GOAL OF THE EXERCISE → Only the lines from the start of the data through the line with "from bokeh.resources import INLINE" belong in the copy. Restate them word for word, minus the pictures.

SOURCE MATERIAL →
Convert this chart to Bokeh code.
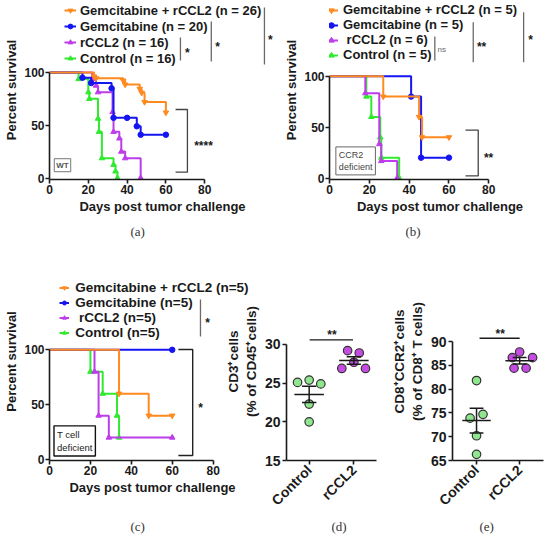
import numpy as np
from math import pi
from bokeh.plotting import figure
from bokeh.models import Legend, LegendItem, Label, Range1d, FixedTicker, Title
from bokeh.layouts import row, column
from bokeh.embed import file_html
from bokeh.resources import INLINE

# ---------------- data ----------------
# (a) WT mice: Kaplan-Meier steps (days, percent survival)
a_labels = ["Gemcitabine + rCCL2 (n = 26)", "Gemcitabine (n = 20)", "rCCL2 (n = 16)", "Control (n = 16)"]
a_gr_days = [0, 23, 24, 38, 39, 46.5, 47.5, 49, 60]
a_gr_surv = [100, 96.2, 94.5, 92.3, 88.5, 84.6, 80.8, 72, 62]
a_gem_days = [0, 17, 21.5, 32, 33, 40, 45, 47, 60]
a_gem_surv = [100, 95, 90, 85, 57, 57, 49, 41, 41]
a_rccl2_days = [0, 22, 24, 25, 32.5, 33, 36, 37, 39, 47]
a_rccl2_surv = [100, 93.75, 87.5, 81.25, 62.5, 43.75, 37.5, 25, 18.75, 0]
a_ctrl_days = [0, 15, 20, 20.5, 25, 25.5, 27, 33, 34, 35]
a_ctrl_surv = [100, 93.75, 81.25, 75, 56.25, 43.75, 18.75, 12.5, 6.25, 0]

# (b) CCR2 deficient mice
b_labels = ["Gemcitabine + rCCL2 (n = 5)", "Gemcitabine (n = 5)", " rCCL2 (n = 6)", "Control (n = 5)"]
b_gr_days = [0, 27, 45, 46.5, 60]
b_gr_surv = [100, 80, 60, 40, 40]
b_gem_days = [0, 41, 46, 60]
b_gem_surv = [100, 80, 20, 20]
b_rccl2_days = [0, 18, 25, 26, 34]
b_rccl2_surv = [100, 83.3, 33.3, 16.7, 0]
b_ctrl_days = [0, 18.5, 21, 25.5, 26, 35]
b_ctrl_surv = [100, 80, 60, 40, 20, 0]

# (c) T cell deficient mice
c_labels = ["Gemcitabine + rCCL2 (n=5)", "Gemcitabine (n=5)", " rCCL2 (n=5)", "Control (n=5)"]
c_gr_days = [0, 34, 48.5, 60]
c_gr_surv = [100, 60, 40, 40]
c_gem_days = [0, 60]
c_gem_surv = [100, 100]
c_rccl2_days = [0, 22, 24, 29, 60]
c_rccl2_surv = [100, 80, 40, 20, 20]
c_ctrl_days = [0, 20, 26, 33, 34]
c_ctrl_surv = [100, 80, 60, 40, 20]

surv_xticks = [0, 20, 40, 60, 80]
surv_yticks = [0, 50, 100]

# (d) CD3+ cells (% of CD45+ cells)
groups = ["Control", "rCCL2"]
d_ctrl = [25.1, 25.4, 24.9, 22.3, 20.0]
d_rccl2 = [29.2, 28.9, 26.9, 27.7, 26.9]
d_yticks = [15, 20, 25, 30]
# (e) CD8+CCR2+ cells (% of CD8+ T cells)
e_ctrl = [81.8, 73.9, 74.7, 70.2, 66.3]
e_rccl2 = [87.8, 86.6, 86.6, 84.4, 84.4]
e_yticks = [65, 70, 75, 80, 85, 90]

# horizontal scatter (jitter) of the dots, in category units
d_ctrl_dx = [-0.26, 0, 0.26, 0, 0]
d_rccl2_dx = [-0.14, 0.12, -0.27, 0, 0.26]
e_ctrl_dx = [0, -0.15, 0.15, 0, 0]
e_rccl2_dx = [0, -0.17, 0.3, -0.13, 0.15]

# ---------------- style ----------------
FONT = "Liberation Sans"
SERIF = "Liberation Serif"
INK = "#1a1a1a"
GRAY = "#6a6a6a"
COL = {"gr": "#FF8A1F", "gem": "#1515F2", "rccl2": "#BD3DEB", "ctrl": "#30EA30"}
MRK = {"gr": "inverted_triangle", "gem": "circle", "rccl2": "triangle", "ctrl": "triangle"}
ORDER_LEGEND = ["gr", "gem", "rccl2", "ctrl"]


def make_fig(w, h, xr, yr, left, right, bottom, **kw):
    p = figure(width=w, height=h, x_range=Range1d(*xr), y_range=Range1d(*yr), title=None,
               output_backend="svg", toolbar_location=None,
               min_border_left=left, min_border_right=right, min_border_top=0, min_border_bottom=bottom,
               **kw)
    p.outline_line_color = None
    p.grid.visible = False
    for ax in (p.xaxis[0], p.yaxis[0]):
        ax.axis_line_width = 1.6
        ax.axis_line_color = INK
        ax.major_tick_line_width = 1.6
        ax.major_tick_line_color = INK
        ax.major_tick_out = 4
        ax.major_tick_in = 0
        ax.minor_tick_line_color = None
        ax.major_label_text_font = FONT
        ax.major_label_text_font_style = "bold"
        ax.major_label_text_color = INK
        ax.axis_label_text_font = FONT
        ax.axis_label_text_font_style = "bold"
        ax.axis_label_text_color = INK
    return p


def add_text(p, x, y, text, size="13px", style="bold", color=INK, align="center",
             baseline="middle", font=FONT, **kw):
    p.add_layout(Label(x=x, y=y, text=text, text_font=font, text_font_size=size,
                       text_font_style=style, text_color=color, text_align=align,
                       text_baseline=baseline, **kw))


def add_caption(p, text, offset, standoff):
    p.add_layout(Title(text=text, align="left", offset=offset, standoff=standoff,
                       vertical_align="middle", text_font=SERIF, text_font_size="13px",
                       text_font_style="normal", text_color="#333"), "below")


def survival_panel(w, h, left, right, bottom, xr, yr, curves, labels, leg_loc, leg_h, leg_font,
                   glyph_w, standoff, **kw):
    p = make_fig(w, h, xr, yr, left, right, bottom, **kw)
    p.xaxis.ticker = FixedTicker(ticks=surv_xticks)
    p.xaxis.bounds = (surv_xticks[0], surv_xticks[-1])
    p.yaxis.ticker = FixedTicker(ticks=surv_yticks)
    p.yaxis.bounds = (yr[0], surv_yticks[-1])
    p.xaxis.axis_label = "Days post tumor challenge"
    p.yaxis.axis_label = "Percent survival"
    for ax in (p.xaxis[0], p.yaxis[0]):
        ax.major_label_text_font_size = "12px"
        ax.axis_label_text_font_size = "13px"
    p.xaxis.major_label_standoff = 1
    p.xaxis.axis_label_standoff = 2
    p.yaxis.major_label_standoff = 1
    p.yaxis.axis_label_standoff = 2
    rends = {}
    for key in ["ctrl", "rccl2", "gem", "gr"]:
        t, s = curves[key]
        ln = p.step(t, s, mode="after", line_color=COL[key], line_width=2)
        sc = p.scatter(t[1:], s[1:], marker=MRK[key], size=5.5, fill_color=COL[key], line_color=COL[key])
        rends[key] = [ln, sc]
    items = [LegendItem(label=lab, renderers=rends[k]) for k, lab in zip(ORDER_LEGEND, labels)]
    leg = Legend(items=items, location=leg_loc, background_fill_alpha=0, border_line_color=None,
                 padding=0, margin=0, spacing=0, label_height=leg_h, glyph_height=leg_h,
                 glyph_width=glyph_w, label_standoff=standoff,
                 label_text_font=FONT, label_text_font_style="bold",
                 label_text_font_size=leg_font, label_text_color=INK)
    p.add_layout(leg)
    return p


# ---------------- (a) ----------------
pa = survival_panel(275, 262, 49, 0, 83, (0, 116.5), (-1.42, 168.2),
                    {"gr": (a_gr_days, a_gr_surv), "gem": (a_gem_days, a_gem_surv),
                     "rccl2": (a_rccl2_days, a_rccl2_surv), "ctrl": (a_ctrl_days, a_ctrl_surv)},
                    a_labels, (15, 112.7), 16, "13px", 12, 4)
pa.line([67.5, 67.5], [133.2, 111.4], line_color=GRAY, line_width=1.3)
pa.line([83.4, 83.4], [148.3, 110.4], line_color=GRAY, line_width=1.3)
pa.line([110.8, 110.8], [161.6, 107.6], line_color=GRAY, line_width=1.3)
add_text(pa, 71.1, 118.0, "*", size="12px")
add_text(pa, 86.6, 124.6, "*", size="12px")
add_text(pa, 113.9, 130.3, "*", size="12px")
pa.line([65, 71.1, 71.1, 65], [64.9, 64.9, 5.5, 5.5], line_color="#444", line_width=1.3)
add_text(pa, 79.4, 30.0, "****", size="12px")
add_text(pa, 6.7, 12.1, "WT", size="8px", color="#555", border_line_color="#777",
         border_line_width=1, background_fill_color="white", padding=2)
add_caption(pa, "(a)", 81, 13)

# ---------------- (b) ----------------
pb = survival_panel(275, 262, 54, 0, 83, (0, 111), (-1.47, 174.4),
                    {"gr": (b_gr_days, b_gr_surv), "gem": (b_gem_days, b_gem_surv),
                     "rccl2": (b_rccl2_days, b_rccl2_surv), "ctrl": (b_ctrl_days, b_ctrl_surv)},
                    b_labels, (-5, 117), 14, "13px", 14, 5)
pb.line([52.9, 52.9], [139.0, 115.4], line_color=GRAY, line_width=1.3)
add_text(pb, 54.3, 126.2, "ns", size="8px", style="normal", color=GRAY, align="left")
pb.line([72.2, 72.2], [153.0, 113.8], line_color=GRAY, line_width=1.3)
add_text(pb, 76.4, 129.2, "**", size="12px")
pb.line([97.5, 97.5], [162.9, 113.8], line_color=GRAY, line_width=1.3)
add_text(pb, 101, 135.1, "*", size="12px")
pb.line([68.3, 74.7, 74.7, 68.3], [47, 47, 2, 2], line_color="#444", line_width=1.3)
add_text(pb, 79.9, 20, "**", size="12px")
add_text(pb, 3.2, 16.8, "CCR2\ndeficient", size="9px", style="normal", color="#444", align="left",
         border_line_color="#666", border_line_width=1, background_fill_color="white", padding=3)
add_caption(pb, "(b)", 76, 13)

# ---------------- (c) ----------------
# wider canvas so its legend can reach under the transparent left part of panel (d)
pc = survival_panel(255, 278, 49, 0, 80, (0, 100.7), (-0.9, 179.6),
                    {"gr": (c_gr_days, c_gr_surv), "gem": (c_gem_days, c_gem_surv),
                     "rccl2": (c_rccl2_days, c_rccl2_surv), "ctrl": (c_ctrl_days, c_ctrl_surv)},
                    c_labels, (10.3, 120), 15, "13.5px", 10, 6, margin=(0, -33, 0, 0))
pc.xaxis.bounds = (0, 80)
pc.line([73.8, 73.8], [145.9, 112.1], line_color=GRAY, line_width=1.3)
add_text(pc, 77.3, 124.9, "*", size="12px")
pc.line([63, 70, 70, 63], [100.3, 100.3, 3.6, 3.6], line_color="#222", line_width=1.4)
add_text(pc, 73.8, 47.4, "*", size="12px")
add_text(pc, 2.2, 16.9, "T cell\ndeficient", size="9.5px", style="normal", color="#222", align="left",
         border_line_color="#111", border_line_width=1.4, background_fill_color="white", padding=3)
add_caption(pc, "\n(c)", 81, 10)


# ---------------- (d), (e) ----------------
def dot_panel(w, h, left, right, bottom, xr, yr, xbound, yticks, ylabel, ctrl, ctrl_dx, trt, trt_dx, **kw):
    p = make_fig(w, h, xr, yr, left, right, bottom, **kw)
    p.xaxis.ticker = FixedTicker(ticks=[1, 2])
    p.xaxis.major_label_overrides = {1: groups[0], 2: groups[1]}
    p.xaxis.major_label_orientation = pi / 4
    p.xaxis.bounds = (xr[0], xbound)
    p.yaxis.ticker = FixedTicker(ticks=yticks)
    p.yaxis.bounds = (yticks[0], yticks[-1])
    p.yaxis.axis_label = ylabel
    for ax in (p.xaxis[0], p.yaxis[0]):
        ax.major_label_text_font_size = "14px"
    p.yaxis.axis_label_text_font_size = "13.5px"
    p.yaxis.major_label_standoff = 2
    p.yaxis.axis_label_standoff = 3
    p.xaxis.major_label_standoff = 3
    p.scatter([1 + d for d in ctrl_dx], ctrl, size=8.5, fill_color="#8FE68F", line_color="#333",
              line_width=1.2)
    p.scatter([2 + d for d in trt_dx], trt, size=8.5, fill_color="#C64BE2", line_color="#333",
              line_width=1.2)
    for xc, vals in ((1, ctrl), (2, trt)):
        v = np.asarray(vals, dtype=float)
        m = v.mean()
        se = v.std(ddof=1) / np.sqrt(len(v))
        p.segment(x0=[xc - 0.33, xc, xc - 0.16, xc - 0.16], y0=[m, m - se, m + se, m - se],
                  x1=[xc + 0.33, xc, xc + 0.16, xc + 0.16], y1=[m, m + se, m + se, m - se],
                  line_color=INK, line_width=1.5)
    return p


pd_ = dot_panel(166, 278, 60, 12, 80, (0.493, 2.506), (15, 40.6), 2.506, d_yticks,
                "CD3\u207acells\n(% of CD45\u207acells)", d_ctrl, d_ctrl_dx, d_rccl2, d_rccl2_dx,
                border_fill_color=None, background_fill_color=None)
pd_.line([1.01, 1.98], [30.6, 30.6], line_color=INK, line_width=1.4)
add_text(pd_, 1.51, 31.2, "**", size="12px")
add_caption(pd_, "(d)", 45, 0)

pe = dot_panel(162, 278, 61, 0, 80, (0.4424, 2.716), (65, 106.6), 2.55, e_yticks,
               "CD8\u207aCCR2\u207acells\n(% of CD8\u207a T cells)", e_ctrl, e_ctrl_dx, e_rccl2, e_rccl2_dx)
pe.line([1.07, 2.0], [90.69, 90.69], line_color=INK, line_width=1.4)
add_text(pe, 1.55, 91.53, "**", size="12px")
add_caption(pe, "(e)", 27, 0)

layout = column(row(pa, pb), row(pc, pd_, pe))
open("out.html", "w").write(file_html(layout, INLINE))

RESULT →
Convert this chart to Bokeh code.
import numpy as np
from math import pi
from bokeh.plotting import figure
from bokeh.models import Legend, LegendItem, Label, Range1d, FixedTicker, Title
from bokeh.layouts import row, column
from bokeh.embed import file_html
from bokeh.resources import INLINE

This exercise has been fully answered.